【福島駅前再開発】新たに示された3つの案 最大60億円の負担増も 市民が集える施設になる?
新たに3つの見直し案が示されたJR福島駅前の再開発。しかし見直し案は、費用がこれまでの計画に比べて、20億円から60億円増加するという。
<3つの見直し案>
【A案】大屋根の上に人やモノが乗らないシンプルな構造
【B案】小規模スペースが繋がる複数の屋上広場がある。内部のホールも、フレキシブルな運用が可能。
【C案】B案をコンパクトにしたもの
<市議会でコスト増に質疑>
2月4日に開かれた協議会では、どんな声が出されたのか?
福島市・木幡市長は「コストが20億円程度増加しますが、使いやすい施設、市外からも人を集める選ばれる施設とするためには、やむを得ない判断をしたところであります」と説明。
議員からは「事業は縮小したんだけど(金額は)増えたよっていうのを、どう市民に理解してもらうかっていうのは非常に難しいと思うが」と質問。

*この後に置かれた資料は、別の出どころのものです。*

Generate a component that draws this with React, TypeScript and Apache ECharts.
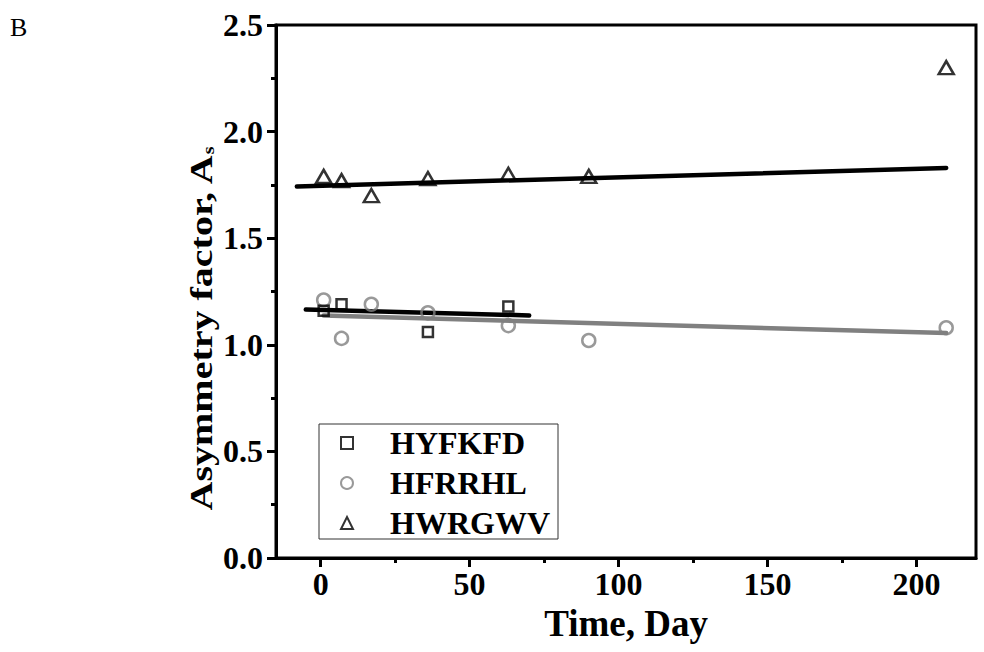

木幡市長は「見直しの出発地点をきちんとお話したうえで、このように我々努力をして事業費を縮小しながら今こうやって進めているということを、皆さんに理解できるよう説明して工夫していきたい」と答弁した。
<負担増の費用に懸念>
4日開かれた市議会の全員協議会。
市側が示した公共エリアの基本設計案に対し、議員からは負担増の見込みとなった「費用」を懸念する声。さらに、今後の管理・運用面についても指摘が相次いだ。
「建設費が高くなったことによって(利用料金が)どうなるのか、お伺いしたいと思います」
<工期遅れでさらにコスト増も>
にぎわい・文化・つながりが生まれるーそのコンセプトを基に計画が進められている福島駅東口の再開発事業。2026年度に着工、2029年度から開業を予定している。工期が遅れれば、資材高騰などにより、現在の想定よりも負担が大きくなる懸念もある。

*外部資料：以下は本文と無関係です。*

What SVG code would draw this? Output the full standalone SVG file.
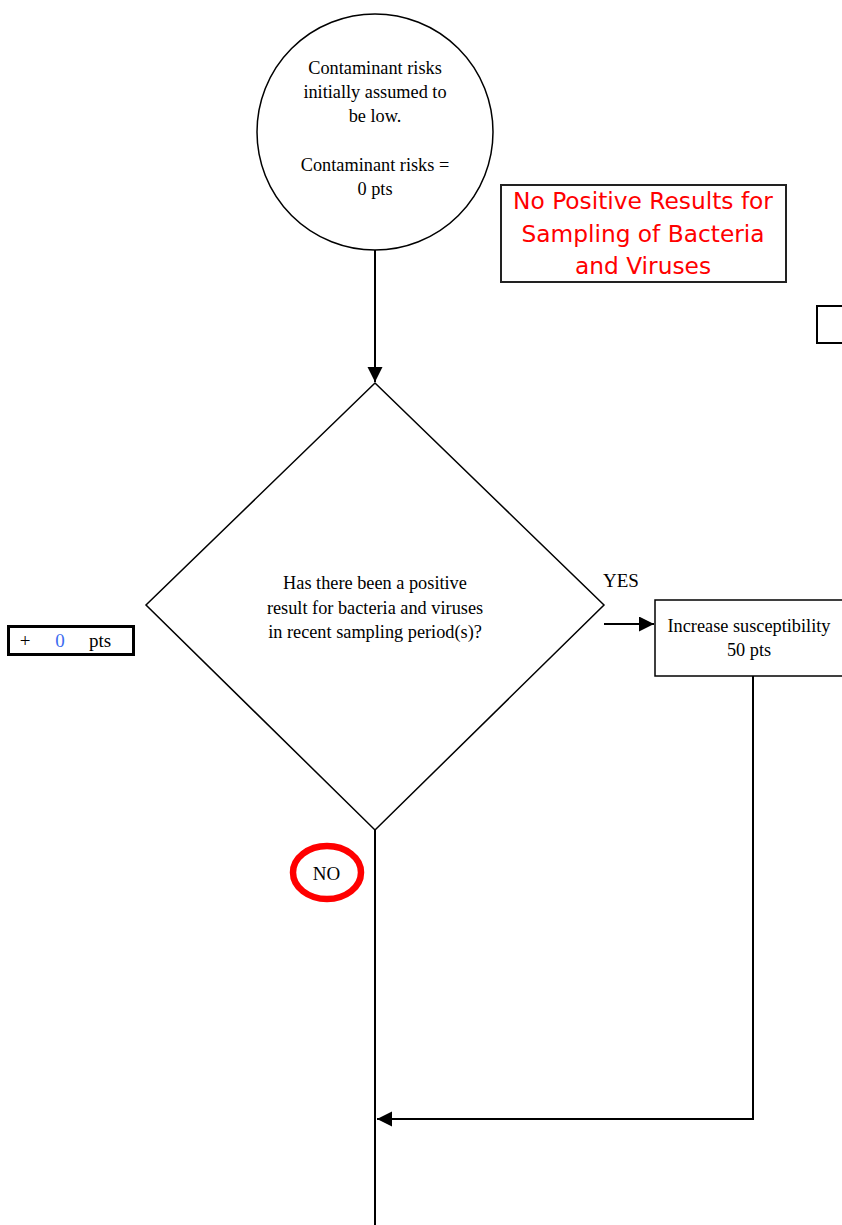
<svg xmlns="http://www.w3.org/2000/svg" width="842" height="1225" viewBox="0 0 842 1225">
<style>
  .serif { font-family: "Liberation Serif", "Times New Roman", serif; fill: #000; }
  .t18 { font-size: 18.3px; text-anchor: middle; }
  .shape { fill: #fff; stroke: #000; stroke-width: 1.5; }
  .conn { fill: none; stroke: #000; stroke-width: 2; }
  .red { font-family: "DejaVu Sans", Verdana, sans-serif; font-size: 23.3px; fill: #ff0000; text-anchor: middle; }
</style>
<defs>
  <marker id="arrow" markerUnits="userSpaceOnUse" markerWidth="16" markerHeight="16" refX="15" refY="7.5" orient="auto">
    <path d="M0,0 L15,7.5 L0,15 z" fill="#000"/>
  </marker>
</defs>
<rect x="0" y="0" width="842" height="1225" fill="#fff"/>

<g id="connectors">
  <line class="conn" x1="375" y1="250" x2="375" y2="382" marker-end="url(#arrow)"/>
  <line class="conn" x1="604" y1="624" x2="654" y2="624" marker-end="url(#arrow)"/>
  <line class="conn" x1="375" y1="830" x2="375" y2="1225"/>
  <polyline class="conn" points="753,676 753,1119 377,1119" marker-end="url(#arrow)"/>
</g>

<g id="start-circle">
  <circle class="shape" cx="375" cy="132" r="118"/>
  <text class="serif t18" x="375" y="74">Contaminant risks</text>
  <text class="serif t18" x="375" y="98">initially assumed to</text>
  <text class="serif t18" x="375" y="122">be low.</text>
  <text class="serif t18" x="375" y="171">Contaminant risks =</text>
  <text class="serif t18" x="375" y="195">0 pts</text>
</g>

<g id="title-box">
  <rect x="501" y="185" width="285" height="97" fill="#fff" stroke="#222" stroke-width="2"/>
  <text class="red" x="643" y="209">No Positive Results for</text>
  <text class="red" x="643" y="242">Sampling of Bacteria</text>
  <text class="red" x="643" y="274">and Viruses</text>
</g>

<g id="edge-box">
  <rect x="817" y="306" width="40" height="37" fill="#fff" stroke="#000" stroke-width="2"/>
</g>

<g id="decision">
  <polygon class="shape" points="375,383 604,605 375,830 146,605"/>
  <text class="serif t18" x="375" y="589">Has there been a positive</text>
  <text class="serif t18" x="375" y="614">result for bacteria and viruses</text>
  <text class="serif t18" x="375" y="638">in recent sampling period(s)?</text>
</g>

<g id="yes-label">
  <text class="serif" x="621" y="587" font-size="19" text-anchor="middle">YES</text>
</g>

<g id="increase-box">
  <rect class="shape" x="655" y="600" width="200" height="76"/>
  <text class="serif t18" x="749" y="632">Increase susceptibility</text>
  <text class="serif t18" x="749" y="656">50 pts</text>
</g>

<g id="points-box">
  <rect x="8.5" y="626.5" width="125" height="28" fill="#fff" stroke="#000" stroke-width="3"/>
  <text class="serif" x="25" y="647" font-size="19" text-anchor="middle">+</text>
  <text x="60" y="647" font-size="19" text-anchor="middle" font-family="Liberation Serif, serif" fill="#3c6cf0">0</text>
  <text class="serif" x="100" y="647" font-size="19" text-anchor="middle">pts</text>
</g>

<g id="no-label">
  <ellipse cx="327" cy="872.5" rx="34" ry="26.5" fill="#fff" stroke="#ff0000" stroke-width="6.5"/>
  <text class="serif" x="326.5" y="880" font-size="19" text-anchor="middle">NO</text>
</g>
</svg>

議員は「上限はこのぐらいでやっていきたいんだということを示して頂かないと、市民の皆さまにも説明できないと思うのでそこをお聞きしたい」と質問。
木幡市長は「最低限これぐらいの規模は必要なんだろうと、その場合にかかる経費はできるだけ抑えますけど、とりあえず今はこういう状況で」と答弁した。
市議会、市民の意見、さらに設計アドバイザーからの助言を踏まえ、検討を進める福島市。2月中には市民向けの中間報告会を行う。
<なぜ費用が膨れ上がった?>
3つの案の中で、最も費用が多くなるB案は最大60億円増加することから、木幡市長は「採用は難しい」としている。

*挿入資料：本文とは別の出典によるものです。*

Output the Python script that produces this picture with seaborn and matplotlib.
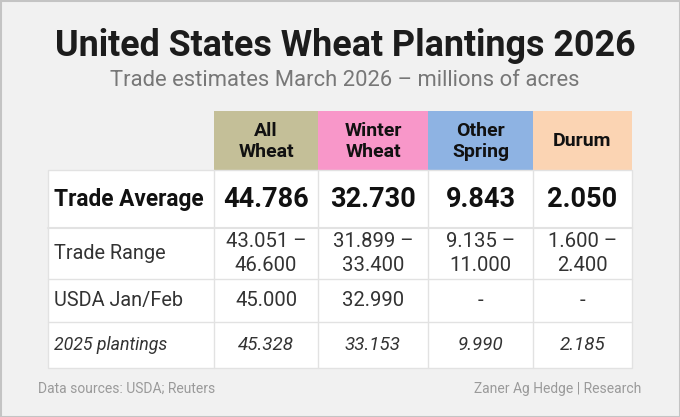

残るA案は増える費用が20億円、そしてC案は20億から30億円となっているのだが、その背景にあるのが、会議室を当初の8から10に増やしたことなどが挙げられる。
<市民が使える施設になるの?>
一方、どう市民が使えるのか?専門家は、より具体的な議論が必要だという。
まちづくりを専門とする福島大学経済経営学類の吉田樹教授は「常に会議やコンベンションが開かれるとは限らない。平時に、普段から市民の皆さんが集まって来られる場所にすることが健全」と指摘する。
今回示された見直し案について吉田教授は「どういう形で市民が過ごせるようになるのか、具体的な姿がまだまだ見えていない。ここの場所も、街も好きになってもらわないと、無機質な建物になってしまう」と話した。
<民間エリアと公共エリア>
この場所が、市民の目的地となるか?ポイントとして吉田教授は「どの県庁所在地クラスの中心市街地もそうだが、1階は用途が埋まるけど2階・3階が埋まらない。民間エリアの動きと公共エリアが、どこまで歩調を合わせられるかが論点の一つ」として挙げた。
<検討進む民間エリア>
その民間エリアについては、2月4日に再開発組合が最新の検討状況を説明した。
民間エリアは、公共エリアの隣に建設予定で11階建て。1階はカフェに県産品を発信・体験する物産館などを予定。2階は福島グルメを一度に楽しめる体験型のフードホールを計画している。すでに運営を担う候補企業が3社あり、このうちの1社と具体的な交渉に入っているという。
また3階は多目的ラウンジやサービスオフィス、コワーキングオフィスなど複数の運営方法が検討されている。
そして、4階は医療サービスを提供する病院外来を計画。5階から11階は地元企業や大手企業の支社・支店が入るオフィスで、再開発組合は順次誘致を進めていくとしている。